Cuando estaba en el podio y vi subir la bandera me emocioné. Sentí algo extraño, como un escalofrío, y tuve pena por no haberla podido hacer acompañar con el Himno
Le preguntamos por el momento del podio. Bajó la cabeza. Caminó unos 10 metros. La levantó y siguió el relato: "Cuando estaba en el podio y vi subir la bandera me emocioné, pensé en lo que representaba, no tanto por mí, sino por todos los argentinos. Sentí algo extraño, como un escalofrío, y tuve pena por no haberla podido hacer acompañar con el Himno. Sí, me emocioné mucho".
En la despedida, la pregunta: "¿Y ahora qué, Gaby? ¿Con qué te vas de los Juegos?". Lo miró a Osvaldo, el guía de su vida y a quien extraña cada día, y parecía otra persona: "Siento que fue otro paso importante para mi carrera. Distinto.

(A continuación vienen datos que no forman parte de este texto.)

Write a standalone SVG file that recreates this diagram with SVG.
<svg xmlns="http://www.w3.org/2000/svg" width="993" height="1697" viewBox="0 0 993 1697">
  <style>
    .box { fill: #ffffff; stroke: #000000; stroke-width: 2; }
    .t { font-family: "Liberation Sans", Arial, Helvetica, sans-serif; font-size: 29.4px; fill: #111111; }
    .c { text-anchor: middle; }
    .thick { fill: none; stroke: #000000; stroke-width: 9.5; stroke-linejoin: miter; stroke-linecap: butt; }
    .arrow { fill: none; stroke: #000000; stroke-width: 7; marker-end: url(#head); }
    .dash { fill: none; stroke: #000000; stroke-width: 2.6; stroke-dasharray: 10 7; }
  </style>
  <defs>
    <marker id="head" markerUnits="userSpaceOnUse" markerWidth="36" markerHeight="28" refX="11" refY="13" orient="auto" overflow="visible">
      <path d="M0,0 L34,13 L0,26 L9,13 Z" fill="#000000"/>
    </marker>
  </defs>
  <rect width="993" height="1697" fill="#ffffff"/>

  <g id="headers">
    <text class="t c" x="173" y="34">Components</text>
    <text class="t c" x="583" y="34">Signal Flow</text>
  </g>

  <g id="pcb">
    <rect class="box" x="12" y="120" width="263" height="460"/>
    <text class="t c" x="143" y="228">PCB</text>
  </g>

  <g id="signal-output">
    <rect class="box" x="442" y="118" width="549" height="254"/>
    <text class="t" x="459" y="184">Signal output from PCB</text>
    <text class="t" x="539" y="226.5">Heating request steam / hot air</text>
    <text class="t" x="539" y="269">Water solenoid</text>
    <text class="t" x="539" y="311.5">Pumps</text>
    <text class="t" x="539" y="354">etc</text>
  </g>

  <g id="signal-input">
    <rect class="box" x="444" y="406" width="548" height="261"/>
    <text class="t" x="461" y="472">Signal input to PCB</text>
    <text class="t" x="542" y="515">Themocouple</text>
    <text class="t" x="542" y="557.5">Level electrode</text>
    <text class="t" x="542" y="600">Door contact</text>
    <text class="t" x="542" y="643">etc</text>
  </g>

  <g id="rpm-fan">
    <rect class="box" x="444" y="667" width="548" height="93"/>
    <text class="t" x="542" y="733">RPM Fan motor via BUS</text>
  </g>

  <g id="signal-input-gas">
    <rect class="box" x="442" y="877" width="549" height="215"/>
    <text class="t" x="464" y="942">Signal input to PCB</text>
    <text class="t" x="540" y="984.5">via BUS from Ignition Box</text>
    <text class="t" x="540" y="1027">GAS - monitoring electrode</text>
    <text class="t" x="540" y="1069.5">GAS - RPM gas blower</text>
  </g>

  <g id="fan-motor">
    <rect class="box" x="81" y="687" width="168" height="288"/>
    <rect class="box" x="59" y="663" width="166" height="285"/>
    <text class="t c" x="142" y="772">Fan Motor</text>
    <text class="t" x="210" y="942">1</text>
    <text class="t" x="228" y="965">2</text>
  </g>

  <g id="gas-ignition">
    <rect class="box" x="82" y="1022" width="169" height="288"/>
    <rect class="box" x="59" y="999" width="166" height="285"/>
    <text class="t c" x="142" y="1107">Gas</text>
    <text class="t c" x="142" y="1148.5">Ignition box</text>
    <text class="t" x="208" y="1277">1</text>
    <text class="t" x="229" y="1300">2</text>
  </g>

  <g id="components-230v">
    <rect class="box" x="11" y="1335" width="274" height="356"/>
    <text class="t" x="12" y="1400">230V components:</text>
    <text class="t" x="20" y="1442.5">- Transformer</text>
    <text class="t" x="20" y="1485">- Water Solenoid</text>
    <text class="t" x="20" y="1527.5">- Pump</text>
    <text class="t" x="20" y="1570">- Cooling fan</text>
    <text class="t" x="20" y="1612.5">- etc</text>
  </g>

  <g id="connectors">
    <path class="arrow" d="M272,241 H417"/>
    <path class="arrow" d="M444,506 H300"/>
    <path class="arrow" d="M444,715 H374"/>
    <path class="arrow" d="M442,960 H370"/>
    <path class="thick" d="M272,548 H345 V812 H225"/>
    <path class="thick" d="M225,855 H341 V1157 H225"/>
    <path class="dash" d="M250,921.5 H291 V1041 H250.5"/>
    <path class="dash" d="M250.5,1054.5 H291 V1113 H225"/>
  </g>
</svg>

Ver tantos atletas, conocer sus historias, verlos entrenar cada mañana al lado tuyo. Me voy con unas ganas de entrenar y jugar increíbles".
Ganó un US Open (1990, y a Graf). Estuvo a dos puntos de ganar Wimbledon (1991). Fue 3 del mundo (1989, 1991 y 1992). Logró 27 títulos. Y como calculaba a los 16 años cuando se le preguntaba sobre el futuro, se retiró a los 26. Cuando el tenis ya no la hacía tan feliz como aquella vez que tomó su primera gran decisión. Una deportista ejemplar y adorada en el mundo. Ovacionada aún hoy. A 30 años de la medalla plateada en Seúl, Gabriela sabe que esa experiencia la terminó de moldear para todo lo bueno que vendría. Profesional y sobre todo humanamente, donde el oro le cuelga del cuello desde siempre.